• [Stored data]

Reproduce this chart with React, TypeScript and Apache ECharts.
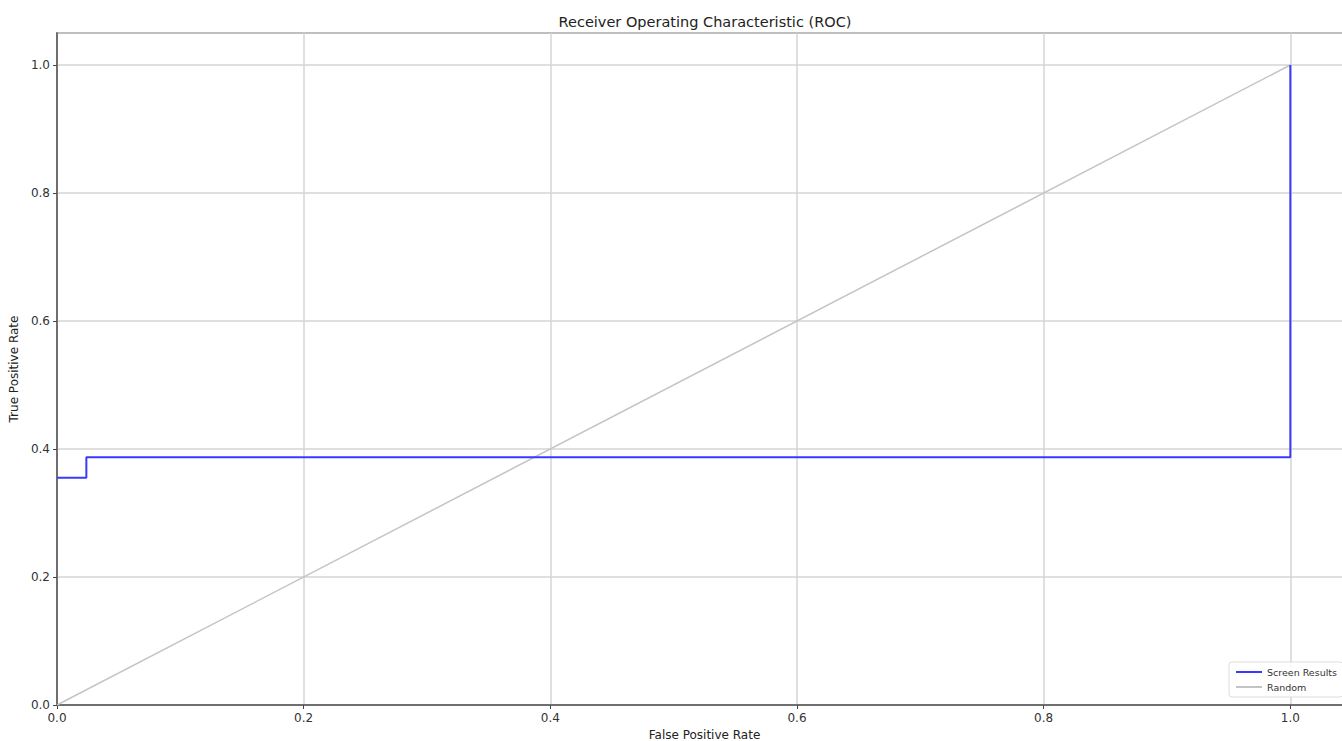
import React, { useEffect, useRef } from "react";
import * as echarts from "echarts";

const titleText = "Receiver Operating Characteristic (ROC)";
const xName = "False Positive Rate";
const yName = "True Positive Rate";
const rocFpr = [0.0, 0.0238, 0.0238, 1.0, 1.0];
const rocTpr = [0.355, 0.355, 0.387, 0.387, 1.0];
const randomFpr = [0.0, 1.0];
const randomTpr = [0.0, 1.0];
const seriesNames = ["Screen Results", "Random"];

export default function App() {
  const ref = useRef<HTMLDivElement>(null);
  useEffect(() => {
    if (!ref.current) return;
    const chart = echarts.init(ref.current, null, { renderer: "svg" });
    const font = "DejaVu Sans";
    const axisCommon = {
      type: "value" as const,
      min: 0,
      max: 1.05,
      interval: 0.2,
      nameLocation: "middle" as const,
      nameTextStyle: { fontFamily: font, fontSize: 12, color: "#222" },
      axisLine: { show: true, lineStyle: { color: "#555", width: 1.5 } },
      axisTick: { show: true, length: 4, lineStyle: { color: "#444", width: 1 } },
      axisLabel: {
        fontFamily: font,
        fontSize: 12,
        color: "#333",
        showMaxLabel: false,
        formatter: (v: number) => v.toFixed(1),
      },
      splitLine: { show: true, lineStyle: { color: "#d4d4d4", width: 1.5 } },
    };
    chart.setOption({
      animation: false,
      backgroundColor: "#fff",
      title: {
        text: titleText,
        left: 700,
        textAlign: "center",
        top: 9,
        textStyle: { fontFamily: font, fontSize: 14.5, fontWeight: "normal", color: "#222" },
      },
      grid: {
        left: 57,
        top: 33,
        right: 0,
        bottom: 36,
        show: true,
        borderColor: "#555",
        borderWidth: 1.5,
        containLabel: false,
        outerBoundsMode: "none",
      },
      xAxis: { ...axisCommon, name: xName, nameGap: 23, axisLabel: { ...axisCommon.axisLabel, margin: 7 } },
      yAxis: { ...axisCommon, name: yName, nameGap: 36, axisLabel: { ...axisCommon.axisLabel, margin: 7 } },
      legend: {
        orient: "vertical",
        left: 1229,
        top: 662,
        padding: [5, 6, 5, 7],
        itemGap: 5,
        itemWidth: 26,
        itemHeight: 2,
        borderColor: "#ddd",
        borderWidth: 1,
        borderRadius: 3,
        backgroundColor: "rgba(255,255,255,0.85)",
        textStyle: { fontFamily: font, fontSize: 9.5, color: "#333" },
        data: [
          { name: seriesNames[0], icon: "rect" },
          { name: seriesNames[1], icon: "rect" },
        ],
      },
      series: [
        {
          name: seriesNames[1],
          type: "line",
          data: randomFpr.map((x, i) => [x, randomTpr[i]]),
          showSymbol: false,
          symbol: "none",
          lineStyle: { color: "#c4c4c4", width: 1.5 },
          itemStyle: { color: "#c4c4c4" },
          z: 2,
        },
        {
          name: seriesNames[0],
          type: "line",
          data: rocFpr.map((x, i) => [x, rocTpr[i]]),
          showSymbol: false,
          symbol: "none",
          lineStyle: { color: "#3a3aff", width: 2 },
          itemStyle: { color: "#3a3aff" },
          z: 3,
        },
      ],
    });
    return () => chart.dispose();
  }, []);
  return (
    <div style={{ position: "fixed", left: 0, top: 0, width: 1342, height: 741, overflow: "hidden" }}>
      <div ref={ref} style={{ position: "absolute", left: 0, top: 0, width: 1352, height: 741 }} />
    </div>
  );
}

• [Requirements] The listing above needs to be output again exactly. Don't include the pictures.

• [Written solution]
Reproduce this chart with React, TypeScript and Apache ECharts.
import React, { useEffect, useRef } from "react";
import * as echarts from "echarts";

const titleText = "Receiver Operating Characteristic (ROC)";
const xName = "False Positive Rate";
const yName = "True Positive Rate";
const rocFpr = [0.0, 0.0238, 0.0238, 1.0, 1.0];
const rocTpr = [0.355, 0.355, 0.387, 0.387, 1.0];
const randomFpr = [0.0, 1.0];
const randomTpr = [0.0, 1.0];
const seriesNames = ["Screen Results", "Random"];

export default function App() {
  const ref = useRef<HTMLDivElement>(null);
  useEffect(() => {
    if (!ref.current) return;
    const chart = echarts.init(ref.current, null, { renderer: "svg" });
    const font = "DejaVu Sans";
    const axisCommon = {
      type: "value" as const,
      min: 0,
      max: 1.05,
      interval: 0.2,
      nameLocation: "middle" as const,
      nameTextStyle: { fontFamily: font, fontSize: 12, color: "#222" },
      axisLine: { show: true, lineStyle: { color: "#555", width: 1.5 } },
      axisTick: { show: true, length: 4, lineStyle: { color: "#444", width: 1 } },
      axisLabel: {
        fontFamily: font,
        fontSize: 12,
        color: "#333",
        showMaxLabel: false,
        formatter: (v: number) => v.toFixed(1),
      },
      splitLine: { show: true, lineStyle: { color: "#d4d4d4", width: 1.5 } },
    };
    chart.setOption({
      animation: false,
      backgroundColor: "#fff",
      title: {
        text: titleText,
        left: 700,
        textAlign: "center",
        top: 9,
        textStyle: { fontFamily: font, fontSize: 14.5, fontWeight: "normal", color: "#222" },
      },
      grid: {
        left: 57,
        top: 33,
        right: 0,
        bottom: 36,
        show: true,
        borderColor: "#555",
        borderWidth: 1.5,
        containLabel: false,
        outerBoundsMode: "none",
      },
      xAxis: { ...axisCommon, name: xName, nameGap: 23, axisLabel: { ...axisCommon.axisLabel, margin: 7 } },
      yAxis: { ...axisCommon, name: yName, nameGap: 36, axisLabel: { ...axisCommon.axisLabel, margin: 7 } },
      legend: {
        orient: "vertical",
        left: 1229,
        top: 662,
        padding: [5, 6, 5, 7],
        itemGap: 5,
        itemWidth: 26,
        itemHeight: 2,
        borderColor: "#ddd",
        borderWidth: 1,
        borderRadius: 3,
        backgroundColor: "rgba(255,255,255,0.85)",
        textStyle: { fontFamily: font, fontSize: 9.5, color: "#333" },
        data: [
          { name: seriesNames[0], icon: "rect" },
          { name: seriesNames[1], icon: "rect" },
        ],
      },
      series: [
        {
          name: seriesNames[1],
          type: "line",
          data: randomFpr.map((x, i) => [x, randomTpr[i]]),
          showSymbol: false,
          symbol: "none",
          lineStyle: { color: "#c4c4c4", width: 1.5 },
          itemStyle: { color: "#c4c4c4" },
          z: 2,
        },
        {
          name: seriesNames[0],
          type: "line",
          data: rocFpr.map((x, i) => [x, rocTpr[i]]),
          showSymbol: false,
          symbol: "none",
          lineStyle: { color: "#3a3aff", width: 2 },
          itemStyle: { color: "#3a3aff" },
          z: 3,
        },
      ],
    });
    return () => chart.dispose();
  }, []);
  return (
    <div style={{ position: "fixed", left: 0, top: 0, width: 1342, height: 741, overflow: "hidden" }}>
      <div ref={ref} style={{ position: "absolute", left: 0, top: 0, width: 1352, height: 741 }} />
    </div>
  );
}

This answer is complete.